Wiwiek Awiati: Pendamping Para Agung
Berita

Wiwiek Awiati: Pendamping Para Agung

Perubahan itu bukan hal yang tak mungkin, selama optimistis hinggap, berbagai hambatan bakal menyingkir.

Inu
Bacaan 2 Menit

 

Dunia kampus, dengan keadaan semacam itu membuatnya merasa nyaman selama sekian waktu. Tapi gejolak krisis ekonomi 1998 menghapus segala kenyamanan itu.

 

Seperti masyarakat lain, mahasiswa yang dia bekali ilmu, ternyata menunjukkan sikap ketidakpuasan dengan kondisi negara mereka. Segala teori hukum yang tertancap dalam benak mereka keluar dan bertabrakan dengan kondisi riil. Kesimpulannya, ternyata wajah hukum Indonesia di depan mata mereka tak padu-padan dengan teori yang mereka terima.

 

Gejolak itu tertuang dalam setiap kali Wiwiek memberi kuliah.
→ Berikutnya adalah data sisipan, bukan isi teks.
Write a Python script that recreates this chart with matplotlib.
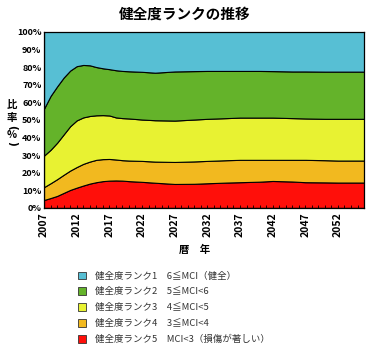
import matplotlib
matplotlib.use("Agg")
import matplotlib.pyplot as plt
from matplotlib.patches import Patch
from matplotlib.ticker import MultipleLocator, FuncFormatter

plt.rcParams['font.family'] = ['Noto Sans CJK JP', 'DejaVu Sans']

years = [2007, 2008, 2009, 2010, 2011, 2012, 2013, 2014, 2015, 2016,
         2017, 2018, 2019, 2020, 2022, 2024, 2027, 2030, 2032, 2035,
         2037, 2040, 2042, 2045, 2047, 2050, 2052, 2054, 2056]

# share of each rank (%), rank5 at the bottom
rank5 = [4.5, 5.6, 6.8, 8.5, 10.2, 11.5, 12.7, 13.8, 14.6, 15.2,
         15.5, 15.6, 15.5, 15.2, 14.8, 14.3, 13.6, 13.7, 14.0, 14.4,
         14.6, 14.9, 15.3, 15.0, 14.6, 14.5, 14.4, 14.4, 14.4]
rank4 = [7.3, 8.4, 9.5, 10.3, 11.0, 11.7, 12.3, 12.5, 12.7, 12.5,
         12.3, 11.9, 11.6, 11.7, 11.9, 12.0, 12.5, 12.7, 12.7, 12.7,
         12.7, 12.4, 12.0, 12.3, 12.7, 12.6, 12.5, 12.5, 12.5]
rank3 = [17.9, 19.0, 20.7, 22.9, 25.2, 26.5, 26.4, 25.9, 25.3, 25.0,
         24.7, 23.9, 23.9, 23.9, 23.5, 23.5, 23.5, 23.8, 23.9, 23.9,
         24.0, 24.0, 24.0, 23.7, 23.5, 23.5, 23.7, 23.7, 23.7]
rank2 = [26.7, 30.6, 32.0, 32.3, 31.6, 30.8, 29.8, 28.8, 27.4, 26.6,
         26.3, 26.8, 26.8, 26.8, 27.1, 27.0, 27.9, 27.5, 27.2, 26.8,
         26.5, 26.5, 26.4, 26.5, 26.7, 26.8, 26.8, 26.8, 26.8]
rank1 = [43.6, 36.4, 31.0, 26.0, 22.0, 19.5, 18.8, 19.0, 20.0, 20.7,
         21.2, 21.8, 22.2, 22.4, 22.7, 23.2, 22.5, 22.3, 22.2, 22.2,
         22.2, 22.2, 22.3, 22.5, 22.5, 22.6, 22.6, 22.6, 22.6]

labels = ['健全度ランク1　6≦MCI（健全）',
          '健全度ランク2　5≦MCI<6',
          '健全度ランク3　4≦MCI<5',
          '健全度ランク4　3≦MCI<4',
          '健全度ランク5　MCI<3（損傷が著しい）']
colors = ['#57BFD4', '#64B32A', '#E8F232', '#F2B91F', '#FF0F0A']

fig = plt.figure(figsize=(3.7, 3.5), dpi=100)
ax = fig.add_axes([0.119, 0.406, 0.865, 0.503])

ax.stackplot(years, rank5, rank4, rank3, rank2, rank1,
             colors=colors[::-1], edgecolor='black', linewidth=0.8)

ax.set_xlim(2007, 2056)
ax.set_ylim(0, 100)
ax.set_xticks(range(2007, 2056, 5))
ax.xaxis.set_minor_locator(MultipleLocator(1))
ax.yaxis.set_major_locator(MultipleLocator(10))
ax.yaxis.set_major_formatter(FuncFormatter(lambda v, p: f'{int(v)}%'))
ax.tick_params(axis='x', which='both', direction='in', length=2, width=0.6,
               labelsize=7.5, rotation=90, pad=3)
ax.tick_params(axis='y', length=0, labelsize=6.5, pad=2)
for t in ax.get_xticklabels() + ax.get_yticklabels():
    t.set_fontweight('bold')
for s in ax.spines.values():
    s.set_linewidth(0.9)

fig.text(0.5, 0.962, '健全度ランクの推移', ha='center', va='center',
         fontsize=10.5, fontweight='bold')
fig.text(0.525, 0.285, '暦　年', ha='center', va='center',
         fontsize=7.5, fontweight='bold')

# vertical y label: 比 率 ( % )
ylab = [('比', 0, 0.700), ('率', 0, 0.663), ('(', -90, 0.635),
        ('%', 0, 0.614), (')', -90, 0.590)]
for ch, rot, yy in ylab:
    fig.text(0.032, yy, ch, ha='center', va='center', rotation=rot,
             fontsize=7.5, fontweight='bold', family='DejaVu Sans' if rot else None)

handles = [Patch(facecolor=c, edgecolor='#333333', linewidth=0.6) for c in colors]
fig.legend(handles, labels, loc='upper left', bbox_to_anchor=(0.2, 0.235),
           frameon=False, fontsize=6.8, handlelength=0.9, handleheight=0.9,
           handletextpad=0.9, labelspacing=0.7, borderaxespad=0,
           labelcolor='#333333')

fig.savefig('out.png', dpi=100)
Pertanyaan mereka, dalam setiap kuliah berlangsung kerap sulit dibendung dengan teori atau hasil penelitian terbatas yang dia dapat sebagai bahan ajar.

 

Menanggapi itu, konsultasi dengan rekan sekerja berujung pada kesimpulan, cukup dengan bahan dan hasil penelitian terbatas bakal meredam amuk pemikiran para mahasiswa. Tetapi, Wiwiek lebih memilih untuk bersikap lain dan tak sependapat dengan kesimpulan rekan lain.

 

Karena itu, tawaran untuk bergabung dengan satu organisasi nonpolitik ICEL, dia terima dengan terbuka. Lembaga Swadaya Masyarakat (LSM) ini mengkhususkan diri pada penelitian kebijakan, pengembangan kapaasitas para pemangku kepentingan, dan advokasi sektor lingkungan. “Tanpa sadar, saya terlibat dalam pelbagai hal sejak bergabung dengan ICEL,” tutur rekan anggota Satgas Pemberantasan Mafia Hukum, Mas Achmad Santosa di LSM itu.

 

Bahkan, Wiwiek merasa, pemikiran dia menghadapi sejumlah pekerjaan di ICEL menjadi sama dengan para mahasiswa yang dia ajar. Ada banyak hal tidak sesuai dengan teori atau literatur keilmuan yang dia telan lalu disimpan dalam benaknya. Keadaan itu makin membuatnya untuk memutuskan mengurangi waktu mengajar dan mencari solusi membenahi peradilan.

 

Bukan semata melahirkan teori baru untuk membenahi keadaan hukum di Indonesia kala itu. Tetapi, bagaimana semua orang punya keyakinan bahwa mereka sederajat dalam hukum sekaligus mempercayainya guna menjaga derajat mereka itu. Tatkala cetak biru pembaruan peradilan lahir, Wiwiek berpikir, akan mudah bagi seseorang mengetahui sebapa sebab apa hukum bukan lagi benteng terakhir rakyat mencari keadilan. “Karena itu tawaran untuk bergabung tak saya tampik,” tukasnya.